WHERE o.training=false AND o.website_id in (27)
AND sp.location_id = 2785
AND o.survey_id = 64 

These should be well served by the indexes: @johnvanbreda Do you know how often the table stats are updated? Is it possible that the indexes have got skewed and need rebuilding? Is the distinct messing it up? Am I missing something? I really can't replicate this locally, as when I run the same queries on my warehouse it takes milliseconds. (When I explain plan the first one, it goes in on ix_cache_occurrences_functional_created_by_id, and the second is similarly optimised).

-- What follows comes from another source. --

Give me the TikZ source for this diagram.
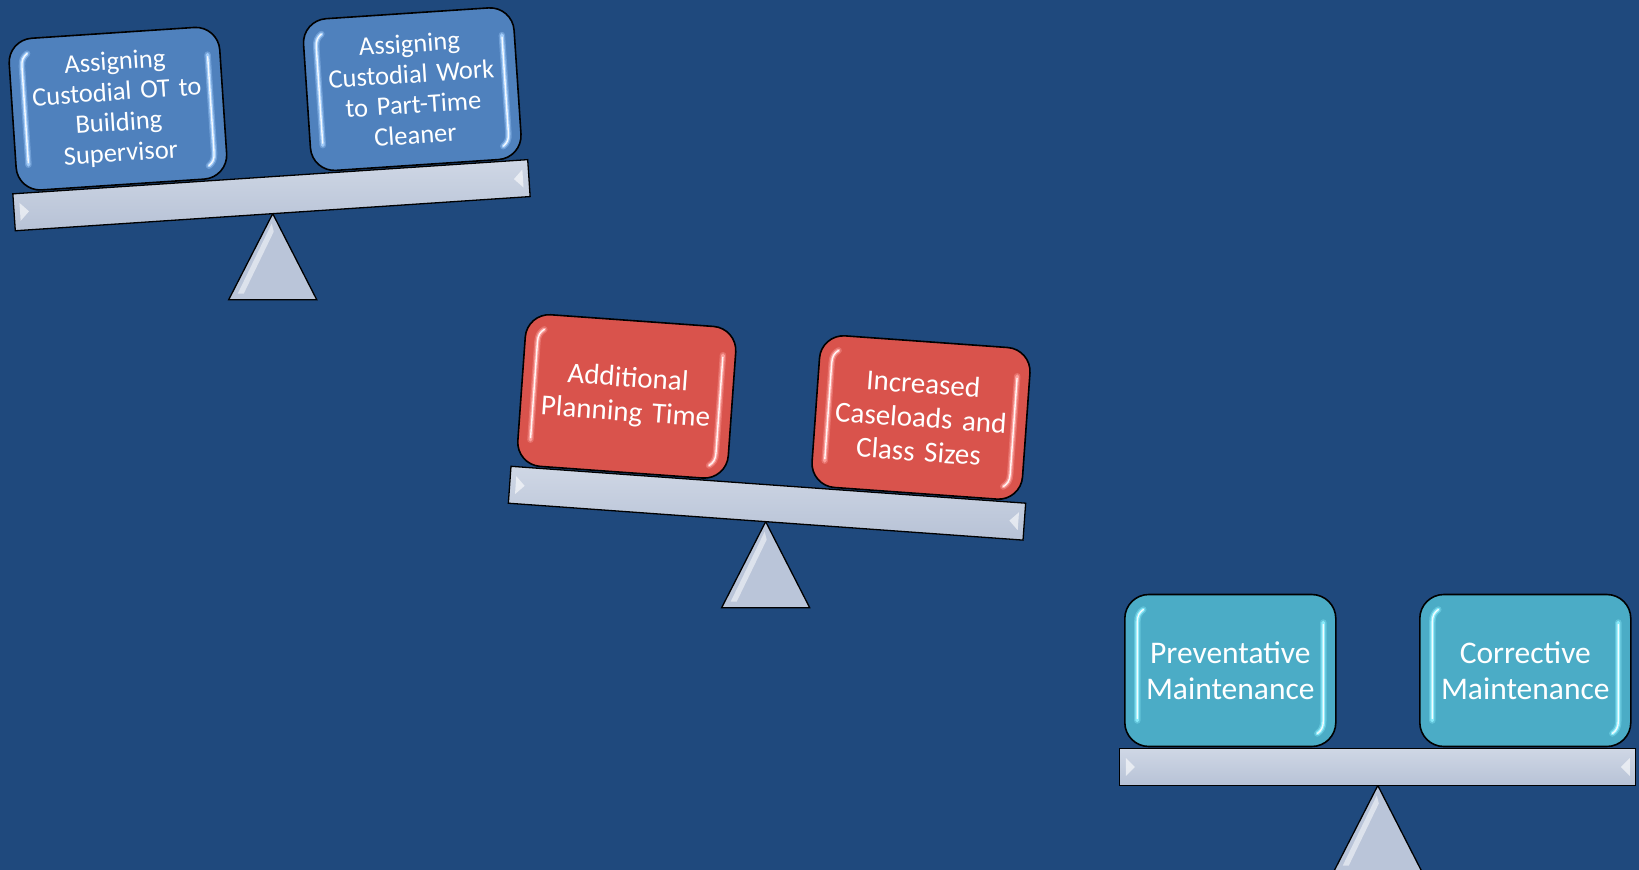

johnvanbreda commented 3 years ago

I think the issue here is that, although there are indexes covering the filtering that is going on, each index is only able to reduce the number of records available so far, so the results need to be merged with the results of other indexes, or filtered. The first query does the following:

I've added the following indexes which I think will improve things a lot:

create index ix_cache_occurrences_functional_ukbms_opt_1 on cache_occurrences_functional(parent_sample_id) where survey_id=64;
create index ix_cache_occurrences_functional_ukbms_opt_2 on cache_occurrences_functional(created_by_id) where survey_id=64;

You could further simplify the filters by changing the report to not filter on website ID (since it has a survey ID filter).

Gary-van-Breda commented 3 years ago

I think it is still struggling.
I'm going to rewrite this to use the summary_occurrences table instead: this has got a factor of 10 fewer rows.

DavidRoy commented 3 years ago

@johnvanbreda @Gary-van-Breda could this use the ElasticSearch Index?

johnvanbreda commented 3 years ago

@DavidRoy yes, that's an option as well. Perhaps wait and see if the summary occurrences approach works, if not we can try Elasticsearch.

Gary-van-Breda commented 3 years ago

@DavidRoy @IanMiddlebrook I've changed the form to load the data from the summary occurrences table, rather than using a report.
Currently taking about 6 seconds to go from P1 to P2 for me, irrespective of whether the Indicia caches have been cleared or not. Each of those queries are now in the sub 1s time range. There are other parts of the form taking the most time now.

Deployed to Live.

@johnvanbreda : You can drop those additional indexes I think.

johnvanbreda commented 3 years ago

@Gary-van-Breda I've dropped the indexes.

DavidRoy commented 3 years ago

@IanMiddlebrook can you review performance again please

IanMiddlebrook commented 3 years ago

Hi @DavidRoy For me, currently ranging from 6-10 seconds to open up the second page of data entry, and a further 5-6 seconds before the 'out of range' or 'outside flight period' species are highlighted. Had an email from a co-ordinator this morning who says this page is just timing out for him. So I think it still needs some more work.

Thanks, Ian

Gary-van-Breda commented 3 years ago

@IanMiddlebrook : who had the problem this morning?

IanMiddlebrook commented 3 years ago

It was Bill Downey

Gary-van-Breda commented 3 years ago

There are various points where the performance of the form are logged: I've run it for Bill, and got the following:

Form Start 2021-04-12 11:32:45
(1) Start 2021-04-12 11:32:47
(5) Start 2021-04-12 11:32:47
(6) Start 2021-04-12 11:32:47
(10) Start 2021-04-12 11:32:48
(11) Start 2021-04-12 11:33:51
(9) Start 2021-04-12 11:33:54
(7) Start 2021-04-12 11:33:54
(12) Start 2021-04-12 11:33:54
Form End 2021-04-12 11:33:55

The killer here is (10) : the lookup of the taxa at the site, even using the summary_occurrences lookup.

@johnvanbreda : could you add the following index (the other 2 indexes on this table have other columns after the survey_id which compromise their usefullness for this use case):

CREATE INDEX ix_summary_occurrences_SLU ON summary_occurrences USING btree (survey_id, location_id, user_id);

johnvanbreda commented 3 years ago

I've added the index @Gary-van-Breda

Gary-van-Breda commented 3 years ago

@IanMiddlebrook : can you get Bill Downey to try again?

IanMiddlebrook commented 3 years ago

@Gary-van-Breda - have asked Bill, will let you know when he replies.

IanMiddlebrook commented 3 years ago

Thanks @Gary-van-Breda
Bill's response was generally positive.